## EXERCISE OBJECTIVE
Reproduce the listing below exactly. Pictures do not belong in the copy.

##### DATA PROVIDED

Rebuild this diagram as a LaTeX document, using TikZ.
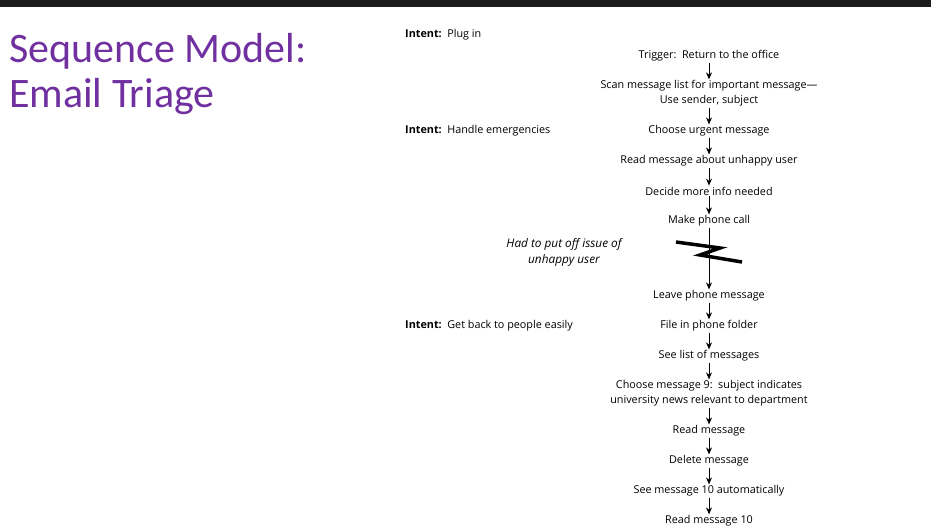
\documentclass[tikz,border=0pt]{standalone}
\usepackage{fontspec}
\setmainfont{Open Sans}
\newfontfamily\titlefont{Carlito}
\usetikzlibrary{arrows.meta}
\definecolor{titlepurple}{HTML}{7030A0}
\definecolor{topbar}{HTML}{1C1C1C}

\begin{document}
\begin{tikzpicture}[x=1pt,y=-1pt,
    act/.style={font=\fontsize{10.8}{15}\selectfont, inner sep=1pt, align=center},
    intent/.style={font=\fontsize{10.8}{15}\selectfont, anchor=west, inner sep=0pt},
    heading/.style={anchor=base west, inner sep=0pt, text=titlepurple, font=\titlefont\fontsize{42}{47}\selectfont},
    flow/.style={-{Stealth[length=7pt,width=6pt]}, line width=0.9pt}]

    \useasboundingbox (0,0) rectangle (931,531);
    \fill[topbar] (0,0) rectangle (931,7); % window bar

    % title
    \node[heading] (titleA) at (9,62) {Sequence Model:};
    \node[heading] (titleB) at (9,107) {Email Triage};

    % intents
    \node[intent] (plugin) at (405,35) {\textbf{Intent:}\, Plug in};
    \node[intent] (emerg) at (405,131) {\textbf{Intent:}\, Handle emergencies};
    \node[intent] (getback) at (405,326) {\textbf{Intent:}\, Get back to people easily};

    % sequence
    \node[act] (trigger) at (709,56) {Trigger:\, Return to the office};
    \node[act] (scan) at (709,93.5) {Scan message list for important message---\\Use sender, subject};
    \node[act] (urgent) at (709,131) {Choose urgent message};
    \node[act] (unhappy) at (709,161) {Read message about unhappy user};
    \node[act] (decide) at (709,191) {Decide more info needed};
    \node[act] (call) at (709,221) {Make phone call};
    \node[act] (leave) at (709,296) {Leave phone message};
    \node[act] (file) at (709,326) {File in phone folder};
    \node[act] (list) at (709,356) {See list of messages};
    \node[act] (msgnine) at (709,393.5) {Choose message 9:\, subject indicates\\university news relevant to department};
    \node[act] (read) at (709,431) {Read message};
    \node[act] (delete) at (709,461) {Delete message};
    \node[act] (msgten) at (709,491) {See message 10 automatically};
    \node[act] (readten) at (709,521) {Read message 10};

    \node[act, font=\itshape\fontsize{11.8}{16}\selectfont] (putoff) at (564,252) {Had to put off issue of\\unhappy user};

    \draw[flow] (trigger) -- (scan);
    \draw[flow] (scan) -- (urgent);
    \draw[flow] (urgent) -- (unhappy);
    \draw[flow] (unhappy) -- (decide);
    \draw[flow] (decide) -- (call);
    \draw[flow] (call) -- (leave);
    \draw[flow] (leave) -- (file);
    \draw[flow] (file) -- (list);
    \draw[flow] (list) -- (msgnine);
    \draw[flow] (msgnine) -- (read);
    \draw[flow] (read) -- (delete);
    \draw[flow] (delete) -- (msgten);
    \draw[flow] (msgten) -- (readten);

    % break in the flow
    \draw[line width=3.5pt] (676,242) -- (720,248) -- (700,255) -- (742,262);

\end{tikzpicture}
\end{document}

##########

## WRITTEN ANSWER
Rebuild this diagram as a LaTeX document, using TikZ.
\documentclass[tikz,border=0pt]{standalone}
\usepackage{fontspec}
\setmainfont{Open Sans}
\newfontfamily\titlefont{Carlito}
\usetikzlibrary{arrows.meta}
\definecolor{titlepurple}{HTML}{7030A0}
\definecolor{topbar}{HTML}{1C1C1C}

\begin{document}
\begin{tikzpicture}[x=1pt,y=-1pt,
    act/.style={font=\fontsize{10.8}{15}\selectfont, inner sep=1pt, align=center},
    intent/.style={font=\fontsize{10.8}{15}\selectfont, anchor=west, inner sep=0pt},
    heading/.style={anchor=base west, inner sep=0pt, text=titlepurple, font=\titlefont\fontsize{42}{47}\selectfont},
    flow/.style={-{Stealth[length=7pt,width=6pt]}, line width=0.9pt}]

    \useasboundingbox (0,0) rectangle (931,531);
    \fill[topbar] (0,0) rectangle (931,7); % window bar

    % title
    \node[heading] (titleA) at (9,62) {Sequence Model:};
    \node[heading] (titleB) at (9,107) {Email Triage};

    % intents
    \node[intent] (plugin) at (405,35) {\textbf{Intent:}\, Plug in};
    \node[intent] (emerg) at (405,131) {\textbf{Intent:}\, Handle emergencies};
    \node[intent] (getback) at (405,326) {\textbf{Intent:}\, Get back to people easily};

    % sequence
    \node[act] (trigger) at (709,56) {Trigger:\, Return to the office};
    \node[act] (scan) at (709,93.5) {Scan message list for important message---\\Use sender, subject};
    \node[act] (urgent) at (709,131) {Choose urgent message};
    \node[act] (unhappy) at (709,161) {Read message about unhappy user};
    \node[act] (decide) at (709,191) {Decide more info needed};
    \node[act] (call) at (709,221) {Make phone call};
    \node[act] (leave) at (709,296) {Leave phone message};
    \node[act] (file) at (709,326) {File in phone folder};
    \node[act] (list) at (709,356) {See list of messages};
    \node[act] (msgnine) at (709,393.5) {Choose message 9:\, subject indicates\\university news relevant to department};
    \node[act] (read) at (709,431) {Read message};
    \node[act] (delete) at (709,461) {Delete message};
    \node[act] (msgten) at (709,491) {See message 10 automatically};
    \node[act] (readten) at (709,521) {Read message 10};

    \node[act, font=\itshape\fontsize{11.8}{16}\selectfont] (putoff) at (564,252) {Had to put off issue of\\unhappy user};

    \draw[flow] (trigger) -- (scan);
    \draw[flow] (scan) -- (urgent);
    \draw[flow] (urgent) -- (unhappy);
    \draw[flow] (unhappy) -- (decide);
    \draw[flow] (decide) -- (call);
    \draw[flow] (call) -- (leave);
    \draw[flow] (leave) -- (file);
    \draw[flow] (file) -- (list);
    \draw[flow] (list) -- (msgnine);
    \draw[flow] (msgnine) -- (read);
    \draw[flow] (read) -- (delete);
    \draw[flow] (delete) -- (msgten);
    \draw[flow] (msgten) -- (readten);

    % break in the flow
    \draw[line width=3.5pt] (676,242) -- (720,248) -- (700,255) -- (742,262);

\end{tikzpicture}
\end{document}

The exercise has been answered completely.